There is no music that sounds good on tinny ipod, mr. soid, because all the dynamics are squashied out of it. It's no frills music for a generation who believe they're bang-on cool and into music for owning a piece of tat that puts even the 80's walkman in a good light. There is only one group of people who benefit from 'no frills, fast music' - and it isn't the hard working artist who has to live with their craft being treated like a quick scoff at a maccy d's. There's nothing more mind-teasing than the incomprehensible eagerly avowed - Dennett

~It's a maze for rats to try, it's a race for rats to die.~

no, it's the hard working engineer churning out ever shinier looking devices. I'd be interested to know if you could spot the difference between a high quality MP3 and a digital recording in a blind test. I know I can't.

 

Neither can he, as usual he's talking crap.

 

I agree. An Ipod is a music SOURCE. Digital music sources are definitely better quality sources than records and tapes ; CDs are very similar. What really makes the sound quality is the amp and speakers you're plugging the Ipod into. Or the quality of the headphones if that's what you're using. Differences of quality amongst sources are subtle to say the least, but a 128 MP3 on any player or computer is about as nice a starting point as you can get. The rest is up to your budget.
I was, of course, being Devil's Advocate... ;-) Having dabbled myself in the strange and complex world of digital music making, I can confirm that there most certainly is a discernable difference in quality between raw sound files and MP3's (and the like) - of course, as per SP's comment, the detectability of such does depend on the quality of one's equipment. Venturing once more into the arena of the advocacy of Mr S.A.Tan Esq... Are you therefore saying, Mr Yan, that there is no value in aiming to produce music which is accessible by those who perhaps only have access to cheap and therefore lower quality audio equipment? pe ps oid ... What is "The Art of Tea"? ... (www.pepsoid.wordpress.com)

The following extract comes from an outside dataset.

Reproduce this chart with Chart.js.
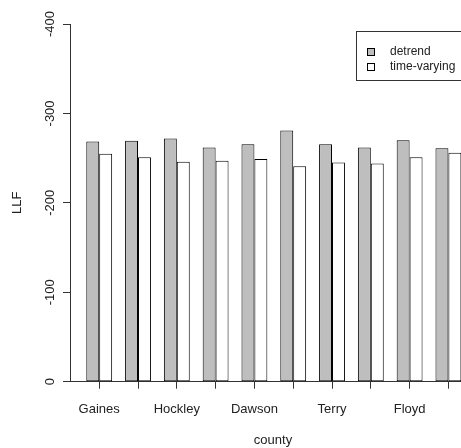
<!DOCTYPE html>
<html>
<head>
<meta charset="utf-8">
<script src="https://cdn.jsdelivr.net/npm/chart.js@4/dist/chart.umd.min.js"></script>
<style>
  html, body { margin: 0; padding: 0; overflow: hidden; background: #fff; }
  #wrap { width: 500px; height: 448px; }
</style>
</head>
<body>
<div id="wrap"><canvas id="c" width="500" height="448"></canvas></div>
<script>
// County names (only every other group carries a printed label)
const counties = ['Gaines', '', 'Hockley', '', 'Dawson', '', 'Terry', '', 'Floyd', ''];
// Log-likelihood values per county
const detrend = [-268.5, -269.5, -272, -262, -265.5, -281, -265.5, -262, -270, -261];
const timeVarying = [-255, -251, -246, -247, -249, -241, -245, -244, -251, -256];
// Value axis ticks
const yTicks = [0, -100, -200, -300, -400];
// Horizontal extent of the plot in group units (first group sits at 0)
const xRange = [-0.753, 9.711];

const FONT = '"Liberation Sans", Arial, sans-serif';
const INK = '#222';

// Framed legend in the top-right corner of the plot region
const boxLegend = {
  id: 'boxLegend',
  afterDraw(chart) {
    const { ctx, chartArea } = chart;
    const w = 120, h = 49;
    const x = Math.round(chartArea.right - w) + 0.5;
    const y = Math.round(chartArea.top + 7) + 0.5;
    ctx.save();
    ctx.lineWidth = 1;
    ctx.strokeStyle = '#333';
    ctx.strokeRect(x, y, w, h);
    ctx.font = '12px ' + FONT;
    ctx.textBaseline = 'middle';
    chart.data.datasets.forEach((ds, i) => {
      const cy = y + 20.5 + i * 15;
      ctx.fillStyle = ds.backgroundColor;
      ctx.fillRect(x + 11, cy - 3.5, 7, 7);
      ctx.strokeStyle = '#000';
      ctx.strokeRect(x + 11, cy - 3.5, 7, 7);
      ctx.fillStyle = INK;
      ctx.fillText(ds.label, x + 33.5, cy);
    });
    ctx.restore();
  }
};

new Chart(document.getElementById('c'), {
  type: 'bar',
  data: {
    datasets: [
      {
        label: 'detrend',
        data: detrend.map((v, i) => ({ x: i, y: v })),
        backgroundColor: '#bebebe',
        borderColor: '#000',
        borderWidth: 1,
        borderSkipped: false
      },
      {
        label: 'time-varying',
        data: timeVarying.map((v, i) => ({ x: i, y: v })),
        backgroundColor: '#ffffff',
        borderColor: '#000',
        borderWidth: 1,
        borderSkipped: false
      }
    ]
  },
  options: {
    responsive: false,
    animation: false,
    devicePixelRatio: 1,
    layout: { padding: { top: 24, right: 24, left: 0, bottom: 0 } },
    datasets: {
      bar: { categoryPercentage: 2 / 3, barPercentage: 1 }
    },
    plugins: {
      legend: { display: false },
      tooltip: { enabled: false }
    },
    scales: {
      x: {
        type: 'linear',
        offset: false,
        min: xRange[0],
        max: xRange[1],
        afterFit(scale) { scale.height = 66.3; },
        ticks: {
          stepSize: 1,
          autoSkip: false,
          includeBounds: false,
          maxRotation: 0,
          padding: 12.5,
          color: INK,
          font: { family: FONT, size: 13 },
          callback: (v) => counties[v] ?? ''
        },
        grid: { offset: false, drawOnChartArea: false, drawTicks: true, tickLength: 7, color: '#333' },
        border: { display: true, color: '#333' },
        title: {
          display: true,
          text: 'county',
          color: INK,
          font: { family: FONT, size: 13 },
          padding: { top: 0, bottom: 0 }
        }
      },
      y: {
        min: yTicks[yTicks.length - 1],
        max: yTicks[0],
        reverse: true,
        afterFit(scale) { scale.width = 70; },
        afterBuildTicks(scale) { scale.ticks = yTicks.map(v => ({ value: v })); },
        ticks: {
          minRotation: 90,
          maxRotation: 90,
          crossAlign: 'center',
          padding: 0,
          color: INK,
          font: { family: FONT, size: 13 }
        },
        grid: { drawOnChartArea: false, drawTicks: true, tickLength: 7, color: '#333' },
        border: { display: true, color: '#333' },
        title: {
          display: true,
          text: 'LLF',
          color: INK,
          font: { family: FONT, size: 13 },
          padding: { top: 10, bottom: 0 }
        }
      }
    }
  },
  plugins: [boxLegend]
});
</script>
</body>
</html>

The All New Pepsoid the Second!

As usual, the haemorrhoid is wrong. He may have 'dabbled' in digital music but dabbling isn't where it's at. Mp3 encoding uses several devices to reduce file sizes, the main one being to leave out all the frequencies above and below human hearing levels. Those sounds you wouldn't hear anyway so their exclusion has no effect on what you hear. There are other devices used such as substituting repeated sections of music with a smaller code. There are plenty of websites explaining the details, but here's a small section from one of them. * Since audio is being compressed, and the compression schemes are lossy, people think MP3 is inferior to what they call 'CD-quality'. That is complete nonsense; Let's check out the CD-audio format, it can only run 16 bit audio at 44.1 kHz samplerate, while one can create MP3 out of 96 kHz samplerate audio-files with 24 bit resolution. Also, dynamic range and signal-to-noise ratio inside MP3 are determined by the source-audio and can in theory be infinite, while that of an audio-CD can only be as high as the quality of the DA converter you use, which these days is usually of lower quality than when played directly from MP3 using a pro or semi-pro soundcard in a PC. Compressed audio in the form of MP3 can very well be used 'professionally', as long as you use a high enough bitrate and know what you're doing. We challenge each of you readers to do the test yourselves; Make sure you have a high quality original audio file (WAV/AIFF), encode a good MP3 out of it using -V1 --vbr-new -b112 --lowpass 21 -q0 for example, then decode the MP3 back to a WAV with a new name. Let someone else rename and datestamp both the original WAV and the new one. Now try and guess which one is the original. The best ears out there will guess wrong half the time. *

 

Talk about digital..ha! Most production facilities still mix-down to analogue, AND master using analogue plugs before dithering...simply because digital is crap - except for technophile bedroom bores beating out dodgy 4 to the floor. Sound quality and 'dynamics' are two completely different things, mississhitti...stay in your corner...as listener, and let us in the know educate you! MP3, in 'da business' is what's known as a 'lossy' data-compression technique -so-called because a certain amount of the original data is removed and lost forever during compression- and consequently it is inevitable that an MP3 is never going to sound quite as good as the PCM source from which it was created. It's a full-time business for musicians and producers to attempt to make the most of lossy media by employing new production/dithering techniques. wake up... There's nothing more mind-teasing than the incomprehensible eagerly avowed - Dennett

~It's a maze for rats to try, it's a race for rats to die.~

* .. Most production facilities still mix-down to analogue, AND master using analogue plugs before dithering...simply because digital is crap - except for technophile bedroom bores beating out dodgy 4 to the floor. ..* More garbage from the genius! As some of you know, I have friends in Nashville that own a highly respected recording studio, and I also know several other studios in Nashville. These studios are used by the likes of Dolly Parton, the Red Hot Chilli Peppers and many stars of equal standing. I can assure you that they ALL use digital recording techniques from start to finish. The most popular systems used are industry standards, Pro Tools and Radar. I know one studio that maintains an analogue capability because every now and then someone gets hooked on the analogue sound. That studio doesn't even keep analogue tape in stock, and has to order it specially when needed. Those are the facts and are reflected throughout the recording industry.

 

Well I won't argue that digital is better than analogue, a sound wave is essentially analogue by nature, but as nobody but a few cranks and Neil Young record and master in analogue these days (the letters AAA on your vinyl label, or AAD on your CD label) and virtually nobody even releases music on a non-digitally recorded medium (i.e. not a CD), it's a moot point. Once something has been transferred to digital at any point during the process, any potential benefit (and it is arguable if there is any, but some people claim to hear it) is lost. Everything you said about lossy compression Missy answered quite well, the bits that are thrown away are the bits you can't hear anyway.